I’m not there any more. I prefer to let the workplace exigencies dominate my own narratives; in other words, I’ve become an approval seeker, and I have substituted the security of a predictable cause-effect relationship (customers want a product, I deliver it, they reward me with a pat on the back, and I happily eat the treat tossed my way) for the randomness and unpredictability of thoughts / emotions. I’ve learned to discipline my mind. I have learned to marshal my emotions. I’ve learned to manufacture “bliss.” And, I’ve forgotten how to be a human being.
In the early twentieth century, the possibility that we’d build robots that would eventually supplant and rule us was a terrifying possibility. We were, as factory workers, quite inferior to machines. Later, androids become not just more physically predictable but also more cognitively agile.
Then came the bionic men and women of the popular imagination.
Now, with our tools, we are already bionic. We don’t even need genetic engineering and medically engineered implants and parts.
It’s easy to think of ourselves as invulnerable as long as we’re on the inside looking out to drifts of snow and cold, dark skies.
But then, the frailties kick in. We get bronchitis. We get the flu. We pull tendons and we aren’t able to assert ourselves in the same way. Do we get kicked out of The Cloud?
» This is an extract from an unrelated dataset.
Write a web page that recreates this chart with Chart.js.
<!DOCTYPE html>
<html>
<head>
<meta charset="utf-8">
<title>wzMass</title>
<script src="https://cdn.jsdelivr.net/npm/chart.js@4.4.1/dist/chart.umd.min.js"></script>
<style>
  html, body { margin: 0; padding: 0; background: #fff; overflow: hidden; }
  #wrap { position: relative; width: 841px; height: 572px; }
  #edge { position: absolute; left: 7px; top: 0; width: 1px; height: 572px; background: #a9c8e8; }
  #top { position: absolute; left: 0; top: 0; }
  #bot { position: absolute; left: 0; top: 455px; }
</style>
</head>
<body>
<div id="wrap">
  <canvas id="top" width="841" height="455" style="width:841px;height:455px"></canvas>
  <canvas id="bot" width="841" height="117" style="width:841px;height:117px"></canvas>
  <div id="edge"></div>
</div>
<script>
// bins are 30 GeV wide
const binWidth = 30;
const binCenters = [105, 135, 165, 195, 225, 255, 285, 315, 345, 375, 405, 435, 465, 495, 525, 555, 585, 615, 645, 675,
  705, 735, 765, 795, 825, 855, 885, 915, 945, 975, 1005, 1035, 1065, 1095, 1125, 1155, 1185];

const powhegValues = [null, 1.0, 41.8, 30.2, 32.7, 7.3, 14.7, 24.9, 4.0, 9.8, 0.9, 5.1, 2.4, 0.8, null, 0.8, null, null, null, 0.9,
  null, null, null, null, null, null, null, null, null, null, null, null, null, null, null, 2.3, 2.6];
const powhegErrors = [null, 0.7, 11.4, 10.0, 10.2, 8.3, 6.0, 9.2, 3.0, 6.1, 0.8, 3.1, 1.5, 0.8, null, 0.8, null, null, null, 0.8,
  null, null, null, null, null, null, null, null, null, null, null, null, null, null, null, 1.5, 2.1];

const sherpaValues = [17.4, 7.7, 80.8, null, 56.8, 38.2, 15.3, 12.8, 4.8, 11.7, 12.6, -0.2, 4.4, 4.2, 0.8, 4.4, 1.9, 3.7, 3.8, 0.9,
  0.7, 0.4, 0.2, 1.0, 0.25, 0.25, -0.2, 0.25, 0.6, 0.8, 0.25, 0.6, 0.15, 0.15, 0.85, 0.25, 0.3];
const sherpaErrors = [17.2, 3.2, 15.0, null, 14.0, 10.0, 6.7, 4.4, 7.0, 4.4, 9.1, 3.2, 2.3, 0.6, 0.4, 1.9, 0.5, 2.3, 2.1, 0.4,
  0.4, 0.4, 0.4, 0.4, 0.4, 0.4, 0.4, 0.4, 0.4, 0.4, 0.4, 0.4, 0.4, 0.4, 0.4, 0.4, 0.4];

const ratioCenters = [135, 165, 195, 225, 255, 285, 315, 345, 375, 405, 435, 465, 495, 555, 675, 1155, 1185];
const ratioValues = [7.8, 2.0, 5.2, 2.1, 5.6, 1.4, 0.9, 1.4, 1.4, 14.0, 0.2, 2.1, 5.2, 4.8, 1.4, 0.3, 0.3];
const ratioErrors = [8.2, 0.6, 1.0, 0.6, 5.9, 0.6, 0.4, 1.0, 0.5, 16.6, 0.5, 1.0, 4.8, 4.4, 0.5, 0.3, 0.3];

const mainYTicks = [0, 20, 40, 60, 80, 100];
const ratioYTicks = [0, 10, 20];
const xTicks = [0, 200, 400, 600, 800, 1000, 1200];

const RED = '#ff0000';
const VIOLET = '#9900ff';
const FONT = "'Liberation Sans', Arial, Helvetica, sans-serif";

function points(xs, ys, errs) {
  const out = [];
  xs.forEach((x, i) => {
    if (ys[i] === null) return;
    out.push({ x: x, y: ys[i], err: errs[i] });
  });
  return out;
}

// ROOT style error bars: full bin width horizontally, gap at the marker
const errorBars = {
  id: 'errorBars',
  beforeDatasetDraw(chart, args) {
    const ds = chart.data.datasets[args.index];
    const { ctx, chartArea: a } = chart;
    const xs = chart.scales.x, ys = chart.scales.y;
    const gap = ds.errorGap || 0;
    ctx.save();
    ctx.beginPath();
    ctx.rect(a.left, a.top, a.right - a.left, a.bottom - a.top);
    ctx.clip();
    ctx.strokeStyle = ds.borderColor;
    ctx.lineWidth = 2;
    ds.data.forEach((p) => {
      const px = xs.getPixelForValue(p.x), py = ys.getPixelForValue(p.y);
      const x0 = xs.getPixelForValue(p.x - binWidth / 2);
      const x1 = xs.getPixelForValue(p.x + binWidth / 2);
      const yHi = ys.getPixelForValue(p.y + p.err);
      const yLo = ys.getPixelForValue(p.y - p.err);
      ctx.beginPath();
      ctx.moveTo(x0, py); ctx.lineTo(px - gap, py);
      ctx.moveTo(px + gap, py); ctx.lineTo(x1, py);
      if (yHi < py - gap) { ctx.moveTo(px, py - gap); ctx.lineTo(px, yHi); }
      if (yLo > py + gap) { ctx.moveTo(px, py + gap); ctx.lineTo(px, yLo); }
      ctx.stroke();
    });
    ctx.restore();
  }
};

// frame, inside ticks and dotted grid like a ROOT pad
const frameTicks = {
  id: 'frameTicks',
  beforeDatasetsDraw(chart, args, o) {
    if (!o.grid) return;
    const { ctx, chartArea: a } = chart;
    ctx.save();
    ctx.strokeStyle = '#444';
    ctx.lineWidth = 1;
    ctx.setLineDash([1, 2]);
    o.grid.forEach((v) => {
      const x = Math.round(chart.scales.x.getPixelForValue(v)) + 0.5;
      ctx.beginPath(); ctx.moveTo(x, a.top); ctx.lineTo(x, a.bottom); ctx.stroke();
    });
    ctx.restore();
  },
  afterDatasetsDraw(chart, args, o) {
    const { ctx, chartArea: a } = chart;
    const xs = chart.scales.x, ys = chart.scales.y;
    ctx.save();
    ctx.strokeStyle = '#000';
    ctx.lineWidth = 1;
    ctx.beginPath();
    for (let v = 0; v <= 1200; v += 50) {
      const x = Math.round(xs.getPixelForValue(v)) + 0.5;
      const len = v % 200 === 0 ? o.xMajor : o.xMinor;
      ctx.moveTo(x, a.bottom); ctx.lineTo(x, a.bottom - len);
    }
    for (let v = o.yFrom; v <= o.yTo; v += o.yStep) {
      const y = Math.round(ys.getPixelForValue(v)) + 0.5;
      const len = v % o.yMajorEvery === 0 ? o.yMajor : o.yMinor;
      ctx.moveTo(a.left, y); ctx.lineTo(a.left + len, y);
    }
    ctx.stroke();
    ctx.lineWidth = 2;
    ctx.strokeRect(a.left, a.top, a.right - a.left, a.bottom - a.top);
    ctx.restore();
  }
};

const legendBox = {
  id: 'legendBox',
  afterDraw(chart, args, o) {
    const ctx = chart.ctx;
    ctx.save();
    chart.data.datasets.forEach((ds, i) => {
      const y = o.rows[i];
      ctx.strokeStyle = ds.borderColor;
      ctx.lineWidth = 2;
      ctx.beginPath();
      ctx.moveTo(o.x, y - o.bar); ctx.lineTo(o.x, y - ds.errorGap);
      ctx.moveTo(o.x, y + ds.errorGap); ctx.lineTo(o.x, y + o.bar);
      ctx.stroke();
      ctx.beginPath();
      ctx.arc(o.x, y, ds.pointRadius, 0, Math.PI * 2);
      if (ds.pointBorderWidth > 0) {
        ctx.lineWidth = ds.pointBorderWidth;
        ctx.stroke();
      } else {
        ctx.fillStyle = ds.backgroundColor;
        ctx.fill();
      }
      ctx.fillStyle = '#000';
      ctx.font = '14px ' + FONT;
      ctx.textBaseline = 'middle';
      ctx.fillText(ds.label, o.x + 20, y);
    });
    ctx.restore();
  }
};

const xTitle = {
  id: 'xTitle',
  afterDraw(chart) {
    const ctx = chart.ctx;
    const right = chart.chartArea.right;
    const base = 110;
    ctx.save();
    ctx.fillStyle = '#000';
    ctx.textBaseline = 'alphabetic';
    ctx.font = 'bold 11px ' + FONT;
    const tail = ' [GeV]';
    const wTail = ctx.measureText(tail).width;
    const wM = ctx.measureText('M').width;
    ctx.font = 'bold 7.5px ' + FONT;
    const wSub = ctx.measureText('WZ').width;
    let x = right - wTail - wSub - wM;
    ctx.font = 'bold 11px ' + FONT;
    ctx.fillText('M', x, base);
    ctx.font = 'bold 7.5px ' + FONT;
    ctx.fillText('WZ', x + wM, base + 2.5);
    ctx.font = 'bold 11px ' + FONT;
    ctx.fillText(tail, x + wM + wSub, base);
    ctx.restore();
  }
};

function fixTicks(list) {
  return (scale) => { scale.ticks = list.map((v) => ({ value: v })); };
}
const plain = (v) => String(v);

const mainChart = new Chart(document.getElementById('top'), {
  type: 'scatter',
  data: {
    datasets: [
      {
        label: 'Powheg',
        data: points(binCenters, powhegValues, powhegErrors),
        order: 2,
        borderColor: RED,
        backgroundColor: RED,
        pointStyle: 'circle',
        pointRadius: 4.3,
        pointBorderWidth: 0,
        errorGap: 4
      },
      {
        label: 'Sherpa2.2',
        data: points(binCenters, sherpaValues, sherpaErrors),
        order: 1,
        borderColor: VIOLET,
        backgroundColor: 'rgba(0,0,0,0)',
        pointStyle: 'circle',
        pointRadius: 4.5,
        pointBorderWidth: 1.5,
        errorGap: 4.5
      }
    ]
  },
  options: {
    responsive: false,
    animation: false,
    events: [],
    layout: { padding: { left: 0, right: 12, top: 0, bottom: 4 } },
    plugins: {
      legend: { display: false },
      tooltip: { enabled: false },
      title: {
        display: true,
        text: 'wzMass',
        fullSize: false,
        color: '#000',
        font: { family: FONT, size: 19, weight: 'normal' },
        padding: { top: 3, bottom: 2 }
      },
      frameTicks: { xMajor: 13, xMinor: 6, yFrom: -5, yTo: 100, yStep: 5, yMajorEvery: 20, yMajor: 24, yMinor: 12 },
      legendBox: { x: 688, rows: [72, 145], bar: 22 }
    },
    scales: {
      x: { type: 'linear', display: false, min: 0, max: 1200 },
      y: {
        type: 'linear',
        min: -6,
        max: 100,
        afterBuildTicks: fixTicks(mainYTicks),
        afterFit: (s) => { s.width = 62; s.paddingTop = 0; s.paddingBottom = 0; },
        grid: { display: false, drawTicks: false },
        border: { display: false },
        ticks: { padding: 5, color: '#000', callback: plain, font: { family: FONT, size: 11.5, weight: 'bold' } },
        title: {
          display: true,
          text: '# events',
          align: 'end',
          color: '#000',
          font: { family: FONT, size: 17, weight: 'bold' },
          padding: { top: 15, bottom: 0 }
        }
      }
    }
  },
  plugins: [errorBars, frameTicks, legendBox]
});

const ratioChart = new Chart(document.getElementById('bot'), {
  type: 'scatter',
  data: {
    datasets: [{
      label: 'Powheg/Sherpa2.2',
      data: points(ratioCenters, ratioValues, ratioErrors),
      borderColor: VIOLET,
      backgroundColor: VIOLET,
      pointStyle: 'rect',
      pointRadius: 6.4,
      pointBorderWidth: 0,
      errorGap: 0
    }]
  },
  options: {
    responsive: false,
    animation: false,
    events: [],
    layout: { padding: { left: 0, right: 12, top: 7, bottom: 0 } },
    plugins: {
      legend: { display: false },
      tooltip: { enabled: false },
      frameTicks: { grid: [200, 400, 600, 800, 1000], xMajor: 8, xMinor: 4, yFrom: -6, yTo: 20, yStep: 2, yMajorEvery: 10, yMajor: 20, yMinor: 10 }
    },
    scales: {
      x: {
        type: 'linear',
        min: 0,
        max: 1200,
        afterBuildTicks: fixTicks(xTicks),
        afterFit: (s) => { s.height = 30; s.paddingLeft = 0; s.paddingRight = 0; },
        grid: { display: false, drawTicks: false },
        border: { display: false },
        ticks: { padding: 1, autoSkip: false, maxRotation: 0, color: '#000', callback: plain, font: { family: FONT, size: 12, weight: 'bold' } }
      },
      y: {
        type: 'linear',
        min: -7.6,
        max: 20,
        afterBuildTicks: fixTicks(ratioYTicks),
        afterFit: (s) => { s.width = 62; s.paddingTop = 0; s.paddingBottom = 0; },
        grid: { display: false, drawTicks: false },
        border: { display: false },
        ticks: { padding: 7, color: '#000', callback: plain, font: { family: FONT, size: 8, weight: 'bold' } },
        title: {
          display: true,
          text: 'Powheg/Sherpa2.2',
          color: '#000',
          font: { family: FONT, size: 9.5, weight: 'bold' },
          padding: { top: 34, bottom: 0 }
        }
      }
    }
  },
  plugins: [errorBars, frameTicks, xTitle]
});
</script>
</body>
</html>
Do we become invisible, except for the false self that gets the most hits?
I’m not sure how to ask you these questions. You asked me if I’d come apart if you left me (died), and we both know the answer is “yes.” Is the fear of loss any reason to avoid being together? Yes, of course. That’s how it is these days. If things can’t be perfect, we’ll just stay in our web-surfing haze.
Obviously we need to learn how to enjoy the pain of our own humanity. I’m not very brave. So we must enjoy our lives now, no matter how trite that sentiment might seem. That’s what it means to be brave.
Despite the permanence and impermanence of The Cloud, you and I are neither permanent nor impermanent. We just run, run, run trying to outdistance the awareness of our existential condition.
And, well, I feel sadness for the poor woman whose body was buried in the backyard of a soon-to-be foreclosed house.